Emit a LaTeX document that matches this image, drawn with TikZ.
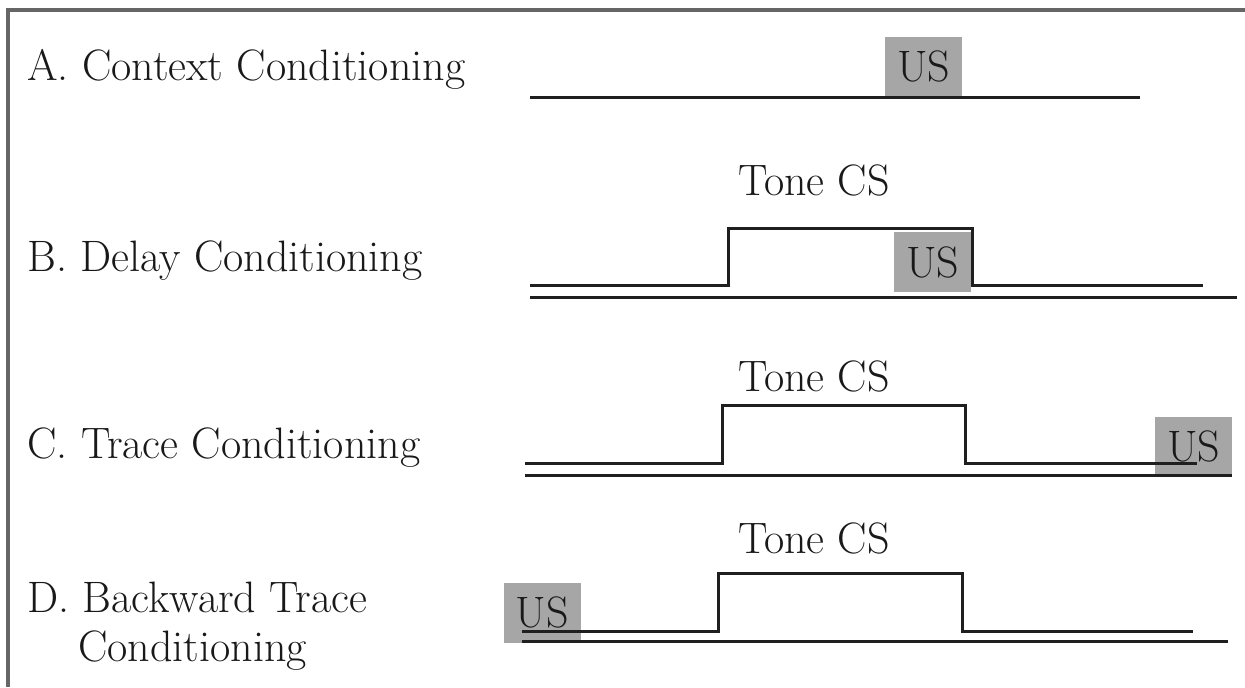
\documentclass[tikz,border=0pt]{standalone}
\begin{document}
\begin{tikzpicture}[x=0.5pt,y=-0.5pt,
  sig/.style={line width=1.5pt,draw=black!88},
  frameline/.style={line width=1.6pt,draw=black!60},
  txt/.style={font=\fontsize{22}{26}\selectfont,text=black!90,inner sep=0},
  lbl/.style={txt,anchor=base west},
  tone/.style={txt,anchor=base},
  usbox/.style={txt,fill=black!35,minimum width=38.5pt,minimum height=30pt}]
\useasboundingbox (0,0) rectangle (1245,687);
\fill[white] (0,0) rectangle (1245,687);
\draw[frameline] (8,687) -- (8,10) -- (1245,10);

% labels
\node[lbl] (la) at (27,80) {A. Context Conditioning};
\node[lbl] (lb) at (27,271) {B. Delay Conditioning};
\node[lbl] (lc) at (27,458) {C. Trace Conditioning};
\node[lbl] (ld) at (27,612) {D. Backward Trace};
\node[lbl] (ld2) at (78,661) {Conditioning};

% US boxes
\node[usbox] (usa) at (923.5,66.5) {US};
\node[usbox] (usb) at (932.5,262) {US};
\node[usbox] (usc) at (1193.5,446.5) {US};
\node[usbox] (usd) at (542,612.5) {US};

% Tone CS labels
\node[tone] (tb) at (814,195) {Tone CS};
\node[tone] (tc) at (814,391) {Tone CS};
\node[tone] (td) at (814,553) {Tone CS};

% A
\draw[sig] (530,97) -- (1140,97);
% B
\draw[sig] (530,285) -- (728,285) -- (728,228) -- (972,228) -- (972,285) -- (1203,285);
\draw[sig] (530,297) -- (1237,297);
% C
\draw[sig] (525,463) -- (722,463) -- (722,405) -- (965,405) -- (965,463) -- (1197,463);
\draw[sig] (525,475) -- (1232,475);
% D
\draw[sig] (522,631) -- (718,631) -- (718,573) -- (962,573) -- (962,631) -- (1193,631);
\draw[sig] (522,641) -- (1228,641);
\end{tikzpicture}
\end{document}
★ ★ ★ ★ ★ ★ ★
» AIM OF THE EXERCISE
Print the whole listing above once more, word for word, without its pictures.

» TASK ANSWER
Emit a LaTeX document that matches this image, drawn with TikZ.
\documentclass[tikz,border=0pt]{standalone}
\begin{document}
\begin{tikzpicture}[x=0.5pt,y=-0.5pt,
  sig/.style={line width=1.5pt,draw=black!88},
  frameline/.style={line width=1.6pt,draw=black!60},
  txt/.style={font=\fontsize{22}{26}\selectfont,text=black!90,inner sep=0},
  lbl/.style={txt,anchor=base west},
  tone/.style={txt,anchor=base},
  usbox/.style={txt,fill=black!35,minimum width=38.5pt,minimum height=30pt}]
\useasboundingbox (0,0) rectangle (1245,687);
\fill[white] (0,0) rectangle (1245,687);
\draw[frameline] (8,687) -- (8,10) -- (1245,10);

% labels
\node[lbl] (la) at (27,80) {A. Context Conditioning};
\node[lbl] (lb) at (27,271) {B. Delay Conditioning};
\node[lbl] (lc) at (27,458) {C. Trace Conditioning};
\node[lbl] (ld) at (27,612) {D. Backward Trace};
\node[lbl] (ld2) at (78,661) {Conditioning};

% US boxes
\node[usbox] (usa) at (923.5,66.5) {US};
\node[usbox] (usb) at (932.5,262) {US};
\node[usbox] (usc) at (1193.5,446.5) {US};
\node[usbox] (usd) at (542,612.5) {US};

% Tone CS labels
\node[tone] (tb) at (814,195) {Tone CS};
\node[tone] (tc) at (814,391) {Tone CS};
\node[tone] (td) at (814,553) {Tone CS};

% A
\draw[sig] (530,97) -- (1140,97);
% B
\draw[sig] (530,285) -- (728,285) -- (728,228) -- (972,228) -- (972,285) -- (1203,285);
\draw[sig] (530,297) -- (1237,297);
% C
\draw[sig] (525,463) -- (722,463) -- (722,405) -- (965,405) -- (965,463) -- (1197,463);
\draw[sig] (525,475) -- (1232,475);
% D
\draw[sig] (522,631) -- (718,631) -- (718,573) -- (962,573) -- (962,631) -- (1193,631);
\draw[sig] (522,641) -- (1228,641);
\end{tikzpicture}
\end{document}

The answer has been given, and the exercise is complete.